SUPPLIED RECORDS:
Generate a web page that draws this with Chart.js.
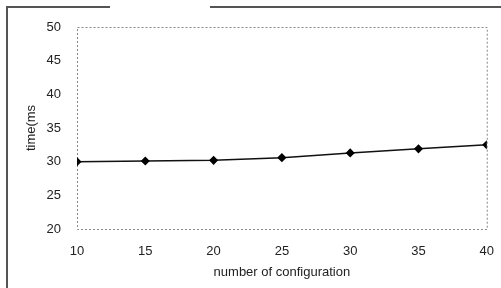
<!DOCTYPE html>
<html lang="en">
  <head>
    <meta charset="UTF-8" />
    <script src="https://cdn.jsdelivr.net/npm/chart.js@4/dist/chart.umd.min.js"></script>
    <title>time vs configuration</title>
    <style>
      body { margin: 0; background: #fff; }
    </style>
  </head>
  <body>
    <canvas id="myChart" width="501" height="288"></canvas>
    <script>
      const configs = [10, 15, 20, 25, 30, 35, 40];
      const timeMs = [30.0, 30.1, 30.2, 30.6, 31.3, 31.9, 32.5];
      const yTicks = [20, 25, 30, 35, 40, 45, 50];

      // outer frame (scanned page edge) + dashed plot border
      const framePlugin = {
        id: "frame",
        beforeDraw(chart) {
          const c = chart.ctx;
          c.save();
          c.strokeStyle = "#555";
          c.lineWidth = 2;
          c.beginPath();
          c.moveTo(7, 288);
          c.lineTo(7, 7);
          c.lineTo(110, 7);
          c.moveTo(210, 7);
          c.lineTo(501, 7);
          c.stroke();
          c.restore();
        },
        beforeDatasetsDraw(chart) {
          const a = chart.chartArea;
          const c = chart.ctx;
          c.save();
          c.strokeStyle = "#888";
          c.lineWidth = 1;
          c.setLineDash([2, 2]);
          c.strokeRect(a.left + 0.5, a.top + 0.5, a.right - a.left, a.bottom - a.top);
          c.restore();
        },
      };

      const font = { family: "'Liberation Sans', Arial, sans-serif", size: 13 };

      new Chart(document.getElementById("myChart").getContext("2d"), {
        type: "line",
        plugins: [framePlugin],
        data: {
          datasets: [
            {
              data: configs.map((x, i) => ({ x: x, y: timeMs[i] })),
              borderColor: "#111",
              borderWidth: 1.5,
              pointStyle: "rectRot",
              pointRadius: 3.5,
              pointBackgroundColor: "#000",
              pointBorderColor: "#000",
              tension: 0,
            },
          ],
        },
        options: {
          responsive: false,
          animation: false,
          layout: { padding: { left: 0, top: 27, right: 13, bottom: 0 } },
          plugins: { legend: { display: false }, tooltip: { enabled: false } },
          scales: {
            x: {
              type: "linear",
              min: 10,
              max: 40,
              afterBuildTicks: (s) => { s.ticks = configs.map((v) => ({ value: v })); },
              afterFit: (s) => { s.height = 59; },
              grid: { display: false },
              border: { display: false },
              ticks: { color: "#222", font: font, padding: 7 },
              title: {
                display: true,
                text: "number of configuration",
                color: "#222",
                font: { family: font.family, size: 13 },
                padding: { top: 0, bottom: 8 },
              },
            },
            y: {
              min: 20,
              max: 50,
              afterBuildTicks: (s) => { s.ticks = yTicks.map((v) => ({ value: v })); },
              afterFit: (s) => { s.width = 77; },
              grid: { display: false },
              border: { display: false },
              ticks: { color: "#222", font: font, padding: 8 },
              title: {
                display: true,
                text: "time(ms",
                color: "#222",
                font: { family: font.family, size: 13 },
                padding: { top: 24, bottom: 0 },
              },
            },
          },
        },
      });
    </script>
  </body>
</html>
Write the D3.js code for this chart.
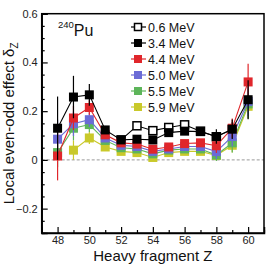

DESCRIPTION OF THE TASK: Exact duplication of all the records is required; pictures are omitted from the copy.

WORKED ANSWER:
Generate a web page that draws this with Chart.js.
<!DOCTYPE html>
<html lang="en">
  <head>
    <meta charset="UTF-8" />
    <script src="https://cdn.jsdelivr.net/npm/chart.js@4/dist/chart.umd.min.js"></script>
    <title>time vs configuration</title>
    <style>
      body { margin: 0; background: #fff; }
    </style>
  </head>
  <body>
    <canvas id="myChart" width="501" height="288"></canvas>
    <script>
      const configs = [10, 15, 20, 25, 30, 35, 40];
      const timeMs = [30.0, 30.1, 30.2, 30.6, 31.3, 31.9, 32.5];
      const yTicks = [20, 25, 30, 35, 40, 45, 50];

      // outer frame (scanned page edge) + dashed plot border
      const framePlugin = {
        id: "frame",
        beforeDraw(chart) {
          const c = chart.ctx;
          c.save();
          c.strokeStyle = "#555";
          c.lineWidth = 2;
          c.beginPath();
          c.moveTo(7, 288);
          c.lineTo(7, 7);
          c.lineTo(110, 7);
          c.moveTo(210, 7);
          c.lineTo(501, 7);
          c.stroke();
          c.restore();
        },
        beforeDatasetsDraw(chart) {
          const a = chart.chartArea;
          const c = chart.ctx;
          c.save();
          c.strokeStyle = "#888";
          c.lineWidth = 1;
          c.setLineDash([2, 2]);
          c.strokeRect(a.left + 0.5, a.top + 0.5, a.right - a.left, a.bottom - a.top);
          c.restore();
        },
      };

      const font = { family: "'Liberation Sans', Arial, sans-serif", size: 13 };

      new Chart(document.getElementById("myChart").getContext("2d"), {
        type: "line",
        plugins: [framePlugin],
        data: {
          datasets: [
            {
              data: configs.map((x, i) => ({ x: x, y: timeMs[i] })),
              borderColor: "#111",
              borderWidth: 1.5,
              pointStyle: "rectRot",
              pointRadius: 3.5,
              pointBackgroundColor: "#000",
              pointBorderColor: "#000",
              tension: 0,
            },
          ],
        },
        options: {
          responsive: false,
          animation: false,
          layout: { padding: { left: 0, top: 27, right: 13, bottom: 0 } },
          plugins: { legend: { display: false }, tooltip: { enabled: false } },
          scales: {
            x: {
              type: "linear",
              min: 10,
              max: 40,
              afterBuildTicks: (s) => { s.ticks = configs.map((v) => ({ value: v })); },
              afterFit: (s) => { s.height = 59; },
              grid: { display: false },
              border: { display: false },
              ticks: { color: "#222", font: font, padding: 7 },
              title: {
                display: true,
                text: "number of configuration",
                color: "#222",
                font: { family: font.family, size: 13 },
                padding: { top: 0, bottom: 8 },
              },
            },
            y: {
              min: 20,
              max: 50,
              afterBuildTicks: (s) => { s.ticks = yTicks.map((v) => ({ value: v })); },
              afterFit: (s) => { s.width = 77; },
              grid: { display: false },
              border: { display: false },
              ticks: { color: "#222", font: font, padding: 8 },
              title: {
                display: true,
                text: "time(ms",
                color: "#222",
                font: { family: font.family, size: 13 },
                padding: { top: 24, bottom: 0 },
              },
            },
          },
        },
      });
    </script>
  </body>
</html>
Write the D3.js code for this chart.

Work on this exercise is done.